65a · on Feb 17, 2024

ROCm is preferred over vulkan for AMD GPUs, performance wise. Using OpenCL or Vulkan should only be for older cards or weird setups.

chown · on Feb 17, 2024

That’s good to know. Thank you!

accelbred · on Feb 17, 2024

Ollama has a opencl backend. I'm on Linux and clblast works great with AMD cards. As far as I remember opencl on Windows did not have that much issues, but its been a while.

gerwim · on Feb 17, 2024

Maybe there’s proper support soon in AI landscape [0].

[0]: https://news.ycombinator.com/item?id=39344815

RealStickman_ · on Feb 17, 2024

I've had success using my AMD GPU with the OpenCL backend for llamacpp. The ROCm backend had pretty bad performance though.

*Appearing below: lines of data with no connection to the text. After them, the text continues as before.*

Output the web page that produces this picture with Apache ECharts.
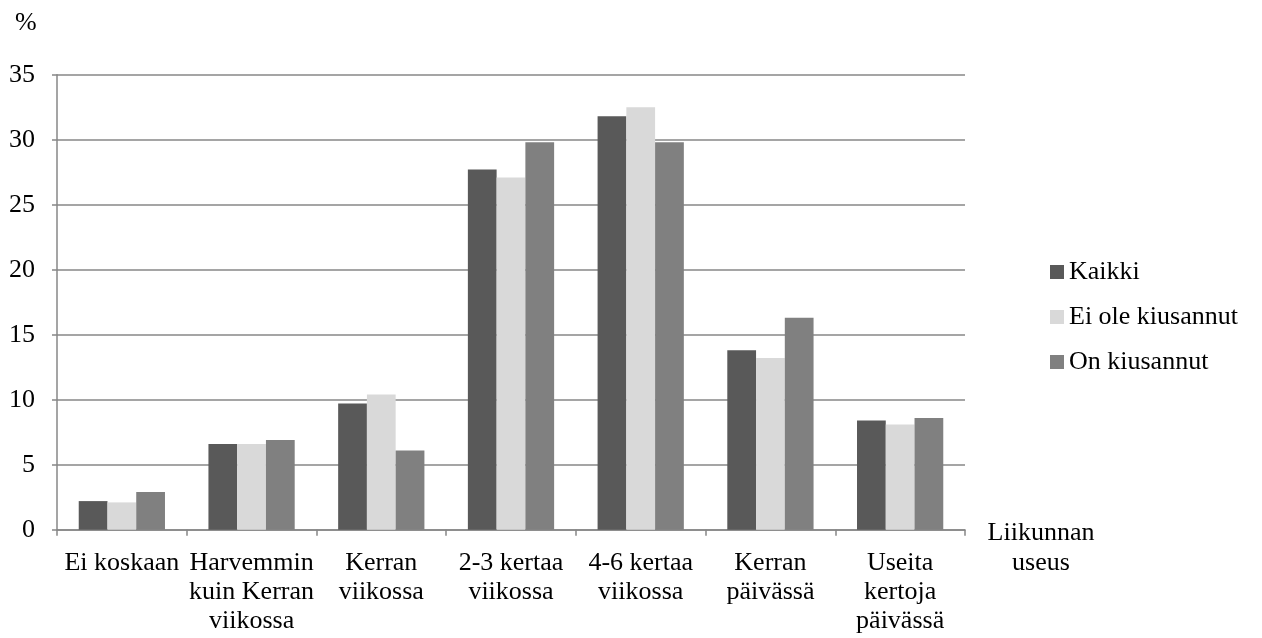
<!DOCTYPE html>
<html>
<head>
<meta charset="utf-8">
<script src="https://cdn.jsdelivr.net/npm/echarts@6/dist/echarts.min.js"></script>
<style>
  html, body { margin: 0; padding: 0; background: #fff; }
  #chart { width: 1262px; height: 638px; }
</style>
</head>
<body>
<div id="chart"></div>
<script>
// Liikunnan useus (%) by group
const categories = [
  'Ei koskaan',
  'Harvemmin\nkuin Kerran\nviikossa',
  'Kerran\nviikossa',
  '2-3 kertaa\nviikossa',
  '4-6 kertaa\nviikossa',
  'Kerran\npäivässä',
  'Useita\nkertoja\npäivässä'
];
const seriesNames = ['Kaikki', 'Ei ole kiusannut', 'On kiusannut'];
const kaikki = [2.2, 6.6, 9.7, 27.7, 31.8, 13.8, 8.4];
const eiOleKiusannut = [2.1, 6.6, 10.4, 27.1, 32.5, 13.2, 8.1];
const onKiusannut = [2.9, 6.9, 6.1, 29.8, 29.8, 16.3, 8.6];
const yTicks = { min: 0, max: 35, interval: 5 };
const yUnit = '%';
const xTitle = 'Liikunnan\nuseus';

const colors = ['#595959', '#d9d9d9', '#808080'];
const FONT = '"Liberation Serif", "Times New Roman", serif';
const gridColor = '#878787';

const chart = echarts.init(document.getElementById('chart'), null, { renderer: 'canvas' });

const values = [kaikki, eiOleKiusannut, onKiusannut];

chart.setOption({
  animation: false,
  backgroundColor: '#ffffff',
  textStyle: { fontFamily: FONT },
  grid: { left: 57, right: 297, top: 74.7, bottom: 108.3, containLabel: false },
  legend: {
    orient: 'vertical',
    left: 1050,
    top: 257,
    padding: 0,
    itemWidth: 14,
    itemHeight: 14,
    itemGap: 15,
    icon: 'rect',
    textStyle: { fontFamily: FONT, fontSize: 26, color: '#000', lineHeight: 30 },
    data: seriesNames
  },
  xAxis: {
    type: 'category',
    data: categories,
    axisLine: { show: true, lineStyle: { color: gridColor, width: 1.5 } },
    axisTick: { show: true, length: 6, alignWithLabel: false, lineStyle: { color: gridColor, width: 1.5 } },
    axisLabel: {
      interval: 0,
      margin: 19,
      color: '#000',
      fontFamily: FONT,
      fontSize: 26,
      lineHeight: 29,
      align: 'center'
    }
  },
  yAxis: {
    type: 'value',
    min: yTicks.min,
    max: yTicks.max,
    interval: yTicks.interval,
    axisLine: { show: true, lineStyle: { color: gridColor, width: 1.5 } },
    axisTick: { show: true, length: 5, lineStyle: { color: gridColor, width: 1.5 } },
    splitLine: { show: true, lineStyle: { color: gridColor, width: 1.5 } },
    axisLabel: { margin: 22, color: '#000', fontFamily: FONT, fontSize: 26 }
  },
  graphic: [
    {
      type: 'text',
      left: 15, top: 10,
      style: { text: yUnit, font: '26px ' + FONT, fill: '#000' }
    },
    {
      type: 'text',
      x: 1041, y: 548,
      style: {
        text: xTitle, font: '26px ' + FONT, fill: '#000',
        align: 'center', verticalAlign: 'middle', lineHeight: 30
      }
    }
  ],
  series: seriesNames.map((name, i) => ({
    name,
    type: 'bar',
    data: values[i],
    barGap: '0%',
    barCategoryGap: '33.5%',
    itemStyle: { color: colors[i] }
  }))
});
</script>
</body>
</html>
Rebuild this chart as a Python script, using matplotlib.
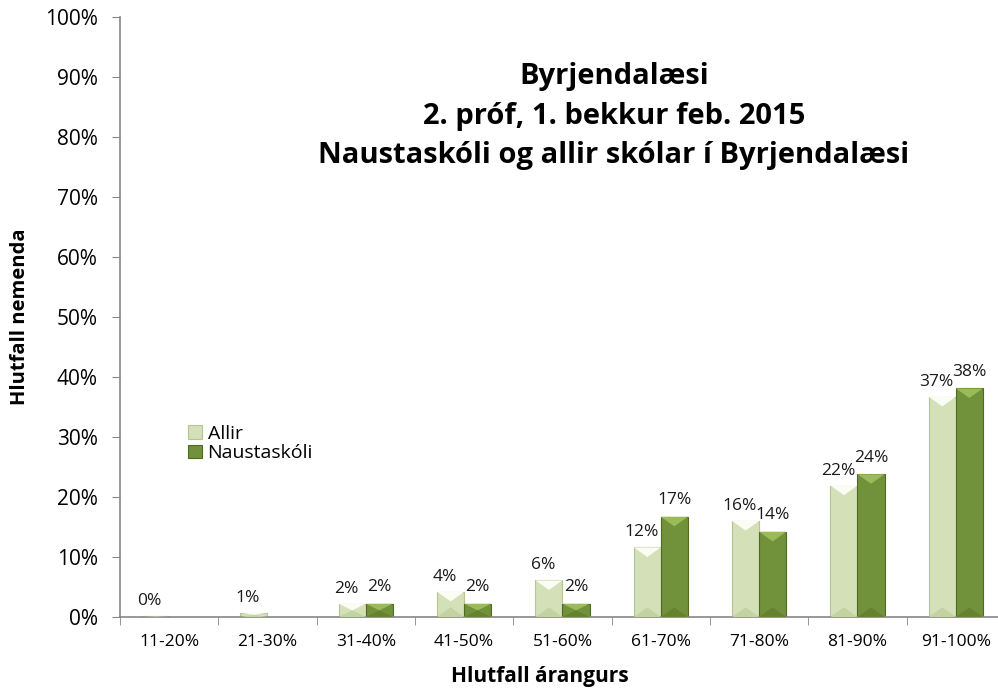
import numpy as np
import matplotlib.pyplot as plt
from matplotlib.patches import Polygon

plt.rcParams['font.family'] = ['Open Sans', 'DejaVu Sans']

categories = ['11-20%', '21-30%', '31-40%', '41-50%', '51-60%',
              '61-70%', '71-80%', '81-90%', '91-100%']
allir = [0.1, 0.7, 2.2, 4.2, 6.1, 11.6, 16.0, 21.9, 36.7]
naust = [np.nan, np.nan, 2.2, 2.2, 2.2, 16.7, 14.2, 23.8, 38.1]
allir_labels = ['0%', '1%', '2%', '4%', '6%', '12%', '16%', '22%', '37%']
naust_labels = ['', '', '2%', '2%', '2%', '17%', '14%', '24%', '38%']

title = "Byrjendalæsi\n2. próf, 1. bekkur feb. 2015\nNaustaskóli og allir skólar í Byrjendalæsi"

fig = plt.figure(figsize=(9.98, 6.92), dpi=100)
ax = fig.add_axes((0.1202, 0.1084, 0.8868, 0.867))

x = np.arange(len(categories))
w = 0.275

light = '#d3e0b8'
light_edge = '#b4c58f'
dark = '#71913a'
dark_edge = '#4f6a22'

b1 = ax.bar(x - w / 2, allir, w, color=light, edgecolor=light_edge,
            linewidth=0.8, label='Allir')
b2 = ax.bar(x + w / 2, naust, w, color=dark, edgecolor=dark_edge,
            linewidth=0.8, label='Naustaskóli')


def bevel(bars, top_col, bot_col):
    # simple bevel look: light V at the top, darker V at the bottom
    for p in bars.patches:
        h = p.get_height()
        if not np.isfinite(h) or h <= 0:
            continue
        x0 = p.get_x()
        x1 = x0 + p.get_width()
        xm = x0 + p.get_width() / 2
        d = min(1.6, h / 2)
        ax.add_patch(Polygon([(x0, h), (x1, h), (xm, h - d)],
                             closed=True, color=top_col, lw=0, zorder=3))
        ax.add_patch(Polygon([(x0, 0), (x1, 0), (xm, d)],
                             closed=True, color=bot_col, lw=0, zorder=3))


bevel(b1, '#fbfdf5', '#c3d2a3')
bevel(b2, '#9bbb59', '#64822f')

for p, lab in zip(b1.patches, allir_labels):
    h = p.get_height()
    ax.annotate(lab, (p.get_x() + p.get_width() / 2 - 0.06, h),
                xytext=(0, 5), textcoords='offset points',
                ha='center', va='bottom', fontsize=12.5, color='#1a1a1a')
for p, lab in zip(b2.patches, naust_labels):
    h = p.get_height()
    if not lab:
        continue
    ax.annotate(lab, (p.get_x() + p.get_width() / 2, h),
                xytext=(0, 6), textcoords='offset points',
                ha='center', va='bottom', fontsize=12.5, color='#1a1a1a')

ax.set_xlim(-0.5, len(categories) - 0.5)
ax.set_ylim(0, 100)
ax.set_yticks(np.arange(0, 101, 10))
ax.set_yticklabels([f'{v}%' for v in range(0, 101, 10)], fontsize=15)
ax.set_xticks(x)
ax.set_xticklabels(categories, fontsize=12.5)
ax.set_xticks(np.arange(-0.5, len(categories), 1), minor=True)
ax.tick_params(axis='x', which='major', length=0, pad=12)
ax.tick_params(axis='x', which='minor', length=6, color='#868686')
ax.tick_params(axis='y', length=6, color='#868686', pad=10)

for s in ['top', 'right']:
    ax.spines[s].set_visible(False)
for s in ['left', 'bottom']:
    ax.spines[s].set_color('#868686')
    ax.spines[s].set_linewidth(1.2)

ax.set_xlabel('Hlutfall árangurs', fontsize=15, fontweight='bold')
ax.xaxis.set_label_coords(0.4746, -0.1, transform=ax.transAxes)
ax.xaxis.label.set_va('center')
ax.set_ylabel('Hlutfall nemenda', fontsize=14.5, fontweight='bold')
ax.yaxis.set_label_coords(-0.113, 0.5, transform=ax.transAxes)
ax.yaxis.label.set_va('center')

fig.text(0.615, 0.91, title, ha='center', va='top', fontsize=21,
         fontweight='bold', linespacing=1.48)

ax.legend(loc='upper left', bbox_to_anchor=(0.066, 0.337), frameon=False,
          fontsize=14, handlelength=0.7, handleheight=0.7,
          handletextpad=0.3, labelspacing=0.1, borderpad=0)

fig.savefig('out.png', dpi=100)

Klaster_1 · on Feb 20, 2024

Can't edit the parent post, here's the issue to track the Windows ROCM support in ollama: https://github.com/ollama/ollama/issues/2598

vdaea · on Feb 17, 2024

AMD is the underdog, and that's what happens when you choose the underdog.

Dalewyn · on Feb 18, 2024

I would argue we are well past the point of calling AMD an underdog.